La cucina del Belpaese non è intesa solo come cibo, ma come un insieme di pratiche sociali, riti e gestualità basati sui saperi locali che rappresentano l’identità e la cultura italiana. Le osterie hanno avuto il pregio di ben interpretare questi valori e farli diventare identitari, portandoci per mano in un viaggio alla scoperta dei meandri dell’Italia più autentica, più vera.
Tuttavia non ci si può esimere dal fare una serie di riflessioni e di critiche costruttive sul mondo della cucina e, nello specifico, della ristorazione italiana. A tal proposito, così si esprime Matteo Cardamone, titolare dell’Osteria Mediterranea Sesta Stazione di Vietri sul Mare, che da tempo fa parte del mondo di Slow Food: “Bisogna tenere a mente che la cucina è un mestiere tecnico. Non basta cucinare bene a casa. Non basta fare un paio di mesi di stage. Non basta dire ‘mi piace cucinare’. La cucina è memoria, velocità, pulizia, gestione del tempo, conoscenza delle materie prime, sicurezza alimentare, organizzazione mentale e responsabilità. E tutto questo non lo regala nessuno, ma si costruisce con anni di fatica, turni pesanti, errori, umiltà e ascolto. Oggi ci sono ragazzi che il primo giorno di lavoro non sanno legare una salsa, non sanno muoversi senza intralciare, non sanno tenere un tagliere pulito, ma vogliono il contratto top, lo stipendio top e i giorni liberi come un manager aziendale”. “La verità – prosegue – è semplice: il mercato non paga quanto chiedi, ma paga ciò che sai fare. L’umiltà fa crescere. L’arroganza chiude le porte”.
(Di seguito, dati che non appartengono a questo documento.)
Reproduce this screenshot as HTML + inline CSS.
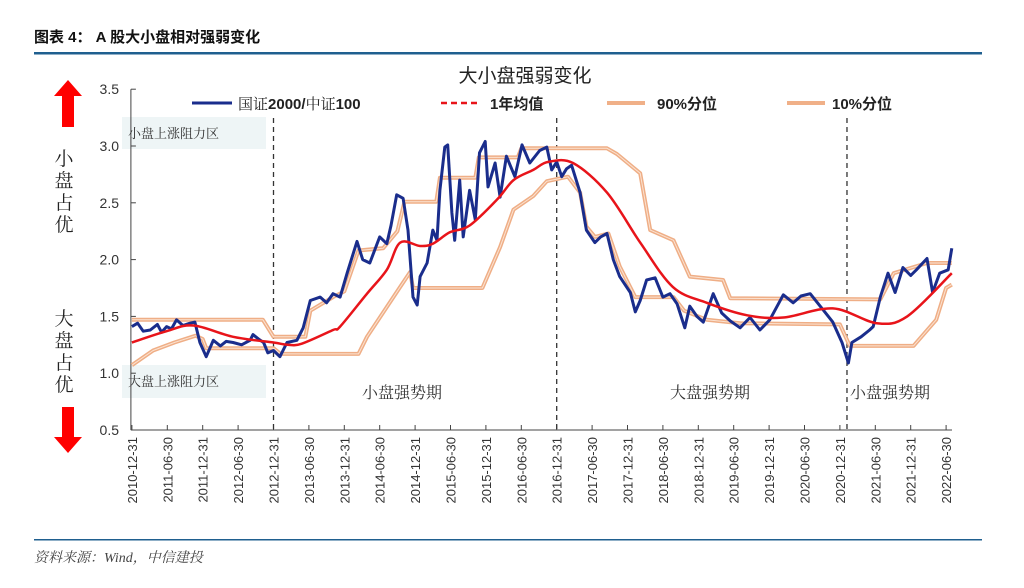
<!DOCTYPE html>
<html><head><meta charset="utf-8"><style>
body{margin:0;background:#fff;width:1024px;height:583px;overflow:hidden;font-family:"Liberation Sans","Noto Sans CJK SC",sans-serif}
</style></head><body>
<svg id="c" width="1024" height="583" xmlns="http://www.w3.org/2000/svg">
<text x="34" y="42" font-size="15" font-weight="bold" fill="#111" font-family="'Liberation Sans','Noto Sans CJK SC',sans-serif">图表 4：  A 股大小盘相对强弱变化</text>
<rect x="34" y="52" width="948" height="2.5" fill="#1f5f8f"/>
<text x="525" y="82" font-size="19" text-anchor="middle" fill="#222" font-family="'Noto Sans CJK SC',sans-serif">大小盘强弱变化</text>
<rect x="122" y="117" width="144" height="32" fill="#eef5f6"/>
<text x="128" y="138" font-size="13" fill="#333" font-family="'Noto Serif CJK SC',serif">小盘上涨阻力区</text>
<rect x="122" y="365" width="144" height="33" fill="#eef5f6"/>
<text x="128" y="386" font-size="13" fill="#333" font-family="'Noto Serif CJK SC',serif">大盘上涨阻力区</text>
<polygon points="68,80 82,96 74,96 74,127 62,127 62,96 54,96" fill="#f00"/>
<polygon points="68,453 82,437 74,437 74,407 62,407 62,437 54,437" fill="#f00"/>
<g font-size="19" fill="#222" text-anchor="middle" font-family="'Noto Serif CJK SC',serif">
<text x="64" y="165"><tspan x="64" dy="0">小</tspan><tspan x="64" dy="22">盘</tspan><tspan x="64" dy="22">占</tspan><tspan x="64" dy="22">优</tspan></text>
<text x="64" y="325"><tspan x="64" dy="0">大</tspan><tspan x="64" dy="22">盘</tspan><tspan x="64" dy="22">占</tspan><tspan x="64" dy="22">优</tspan></text>
</g>
<g id="axes"></g>
<g id="series"></g>
<g font-size="16" fill="#333" font-family="'Noto Serif CJK SC',serif">
<text x="362" y="398">小盘强势期</text>
<text x="670" y="398">大盘强势期</text>
<text x="850" y="398">小盘强势期</text>
</g>
<g font-size="15" fill="#222" font-weight="bold">
<line x1="192" y1="103" x2="232" y2="103" stroke="#1a2d8c" stroke-width="3"/>
<text x="238" y="109"><tspan font-weight="normal" font-family="'Noto Serif CJK SC',serif">国证</tspan>2000/<tspan font-weight="normal" font-family="'Noto Serif CJK SC',serif">中证</tspan>100</text>
<line x1="441" y1="103" x2="478" y2="103" stroke="#e8141a" stroke-width="2.5" stroke-dasharray="6,4"/>
<text x="490" y="109">1<tspan font-family="'Noto Sans CJK SC',sans-serif">年均值</tspan></text>
<line x1="607" y1="103" x2="645" y2="103" stroke="#f0b088" stroke-width="4"/>
<text x="657" y="109">90%<tspan font-family="'Noto Sans CJK SC',sans-serif">分位</tspan></text>
<line x1="787" y1="103" x2="825" y2="103" stroke="#f0b088" stroke-width="4"/>
<text x="832" y="109">10%<tspan font-family="'Noto Sans CJK SC',sans-serif">分位</tspan></text>
</g>
<rect x="34" y="539" width="948" height="1.5" fill="#1f5f8f"/>
<text x="34" y="562" font-size="14" font-style="italic" fill="#444" font-family="'Liberation Serif','Noto Serif CJK SC',serif">资料来源：Wind，中信建投</text>
</svg>
<script>
// x = years since 2010-12-31
const tickLabels=["2010-12-31","2011-06-30","2011-12-31","2012-06-30","2012-12-31","2013-06-30","2013-12-31","2014-06-30","2014-12-31","2015-06-30","2015-12-31","2016-06-30","2016-12-31","2017-06-30","2017-12-31","2018-06-30","2018-12-31","2019-06-30","2019-12-31","2020-06-30","2020-12-31","2021-06-30","2021-12-31","2022-06-30"];
const yTicks=[0.5,1.0,1.5,2.0,2.5,3.0,3.5];
const ratioT=[0,0.08,0.16,0.26,0.36,0.42,0.49,0.56,0.63,0.72,0.82,0.89,0.96,1.05,1.15,1.25,1.33,1.43,1.55,1.67,1.71,1.79,1.86,1.92,2.0,2.09,2.19,2.33,2.42,2.52,2.66,2.75,2.84,2.94,3.04,3.18,3.26,3.36,3.5,3.6,3.66,3.74,3.83,3.9,3.97,4.03,4.07,4.17,4.25,4.31,4.35,4.42,4.46,4.52,4.56,4.63,4.68,4.77,4.85,4.91,4.99,5.03,5.13,5.2,5.29,5.41,5.51,5.62,5.76,5.86,5.93,6.0,6.07,6.14,6.21,6.33,6.42,6.54,6.62,6.71,6.8,6.89,7.04,7.11,7.18,7.27,7.39,7.5,7.6,7.7,7.81,7.88,7.98,8.07,8.21,8.33,8.45,8.59,8.73,8.87,9.01,9.2,9.34,9.45,9.58,9.76,9.9,10.03,10.12,10.17,10.3,10.42,10.47,10.57,10.68,10.78,10.89,11.0,11.08,11.23,11.31,11.41,11.53,11.58];
const ratioV=[1.41,1.44,1.37,1.38,1.43,1.36,1.41,1.39,1.47,1.42,1.44,1.45,1.27,1.145,1.29,1.24,1.28,1.27,1.25,1.29,1.34,1.3,1.27,1.18,1.2,1.145,1.27,1.29,1.4,1.64,1.67,1.62,1.7,1.67,1.88,2.16,2.0,1.97,2.2,2.14,2.3,2.57,2.54,2.26,1.67,1.6,1.85,1.97,2.26,2.17,2.61,2.99,3.01,2.41,2.17,2.7,2.2,2.61,2.35,2.94,3.04,2.64,2.85,2.55,2.91,2.73,3.01,2.85,2.96,2.99,2.79,2.86,2.73,2.8,2.83,2.59,2.26,2.15,2.2,2.23,2.0,1.85,1.71,1.54,1.64,1.82,1.84,1.67,1.7,1.61,1.4,1.59,1.5,1.45,1.7,1.53,1.46,1.4,1.49,1.38,1.47,1.69,1.62,1.68,1.7,1.56,1.45,1.27,1.09,1.27,1.32,1.38,1.41,1.67,1.88,1.71,1.93,1.86,1.91,2.01,1.71,1.88,1.91,2.1];
const meanT=[0,0.49,0.87,1.43,2.0,2.2,2.4,2.84,2.94,3.32,3.6,3.79,4.07,4.25,4.49,4.77,5.16,5.39,5.67,5.88,6.23,6.71,7.18,7.64,8.12,8.69,9.2,9.9,10.52,10.95,11.58];
const meanV=[1.27,1.37,1.42,1.32,1.27,1.25,1.26,1.38,1.41,1.7,1.91,2.15,2.12,2.14,2.24,2.3,2.53,2.7,2.79,2.86,2.85,2.59,2.15,1.76,1.62,1.51,1.49,1.57,1.44,1.5,1.88];
const p90T=[0,1.85,2.0,2.45,2.52,2.84,3.0,3.2,3.55,3.75,3.85,4.3,4.35,4.85,4.9,5.45,5.5,6.71,6.85,7.18,7.32,7.65,7.88,8.35,8.45,10.57,10.76,11.23,11.58];
const p90V=[1.47,1.47,1.32,1.32,1.55,1.67,1.72,2.08,2.1,2.25,2.51,2.51,2.72,2.72,2.9,2.9,2.98,2.98,2.93,2.76,2.26,2.17,1.85,1.82,1.66,1.65,1.88,1.97,1.97];
const p10T=[0,0.3,0.6,0.9,1.0,1.05,2.0,2.1,3.2,3.32,3.79,3.93,3.97,4.95,5.2,5.39,5.67,5.86,6.16,6.33,6.42,6.54,6.73,6.89,7.11,7.65,7.8,8.12,8.59,10.0,10.14,11.04,11.36,11.5,11.58];
const p10V=[1.07,1.2,1.27,1.33,1.3,1.22,1.22,1.17,1.17,1.32,1.76,1.89,1.75,1.75,2.11,2.44,2.56,2.69,2.73,2.59,2.29,2.2,2.23,1.94,1.67,1.67,1.55,1.47,1.44,1.43,1.24,1.24,1.47,1.75,1.78];
const dividerT=[2.0,6.0,10.1];

const NS="http://www.w3.org/2000/svg";
const X0=131.9,XS=70.8,Y0=430,YS=113.6;
const xs=t=>X0+t*XS, ys=v=>Y0-(v-0.5)*YS;
function mk(tag,attrs,parent){const e=document.createElementNS(NS,tag);for(const k in attrs)e.setAttribute(k,attrs[k]);parent.appendChild(e);return e;}
const ax=document.getElementById('axes'),sr=document.getElementById('series');
let e=mk('line',{x1:xs(0)-1,y1:ys(0.5),x2:xs(0)-1,y2:ys(3.5),stroke:'#444','stroke-width':1},ax);


e=mk('line',{x1:xs(0)-1,y1:ys(0.5),x2:952,y2:ys(0.5),stroke:'#444','stroke-width':1},ax);


yTicks.forEach(v=>{
 let l=mk('line',{x1:xs(0)-1,y1:ys(v),x2:xs(0)+4,y2:ys(v),stroke:'#444'},ax);
 
 
 let t=mk('text',{x:119,y:ys(v)+5,'font-size':14,'text-anchor':'end',fill:'#333'},ax);
 t.textContent=v.toFixed(1);
 
 
});
tickLabels.forEach((s,i)=>{
 const x=xs(i*0.5);
 let l=mk('line',{x1:x,y1:ys(0.5),x2:x,y2:ys(0.5)-5,stroke:'#444'},ax);
 
 
 let t=mk('text',{x:0,y:0,'font-size':13,'text-anchor':'end',fill:'#333',transform:`translate(${x+5},${ys(0.5)+7}) rotate(-90)`},ax);
 t.textContent=s;
 
 
});
dividerT.forEach(d=>{
 let l=mk('line',{x1:xs(d),y1:118,x2:xs(d),y2:ys(0.5),stroke:'#333','stroke-width':1.3,'stroke-dasharray':'5,4'},ax);
 
 
});
const pts=(T,V)=>T.map((t,i)=>xs(t).toFixed(1)+','+ys(V[i]).toFixed(1)).join(' ');
function smooth(T,V){
 const P=T.map((t,i)=>[xs(t),ys(V[i])]);
 let d='M'+P[0][0].toFixed(1)+','+P[0][1].toFixed(1);
 for(let i=0;i<P.length-1;i++){
  const p0=P[Math.max(0,i-1)],p1=P[i],p2=P[i+1],p3=P[Math.min(P.length-1,i+2)];
  const c1=[p1[0]+(p2[0]-p0[0])/6,p1[1]+(p2[1]-p0[1])/6],c2=[p2[0]-(p3[0]-p1[0])/6,p2[1]-(p3[1]-p1[1])/6];
  d+=` C${c1[0].toFixed(1)},${c1[1].toFixed(1)} ${c2[0].toFixed(1)},${c2[1].toFixed(1)} ${p2[0].toFixed(1)},${p2[1].toFixed(1)}`;
 }
 return d;
}
[[p90T,p90V,'p90-line'],[p10T,p10V,'p10-line']].forEach(([T,V,n])=>{
 let a=mk('polyline',{points:pts(T,V),fill:'none',stroke:'#efae86','stroke-width':4,'stroke-linejoin':'round'},sr);
 
 
 let b=mk('polyline',{points:pts(T,V),fill:'none',stroke:'#fbe3d2','stroke-width':1,'stroke-linejoin':'round'},sr);
 
 
});
let r=mk('polyline',{points:pts(ratioT,ratioV),fill:'none',stroke:'#1a2d8c','stroke-width':3,'stroke-linejoin':'round'},sr);


let m=mk('path',{d:smooth(meanT,meanV),fill:'none',stroke:'#e8141a','stroke-width':2.5,'stroke-linejoin':'round'},sr);


</script>
</body></html>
Un invito, attraverso le sue parole che esprimono un amore profondo per la cultura gastronomica italiana e un rispetto sacrale per il lavoro e l’impegno che richiede, a mettersi sempre in discussione e a non sentirsi arrivati.
Il 10 dicembre non sarà dunque solo l’esito di un dossier, ma l’inizio di un nuovo percorso che dà la giusta centralità a un modello alimentare e culturale che da secoli rappresenta l’anima di un popolo. Qualunque sarà l’esito, una cosa è certa: questa candidatura cristallizza il grande valore che la cucina italiana si è conquistata nel mondo. Non resta che incrociare le dita.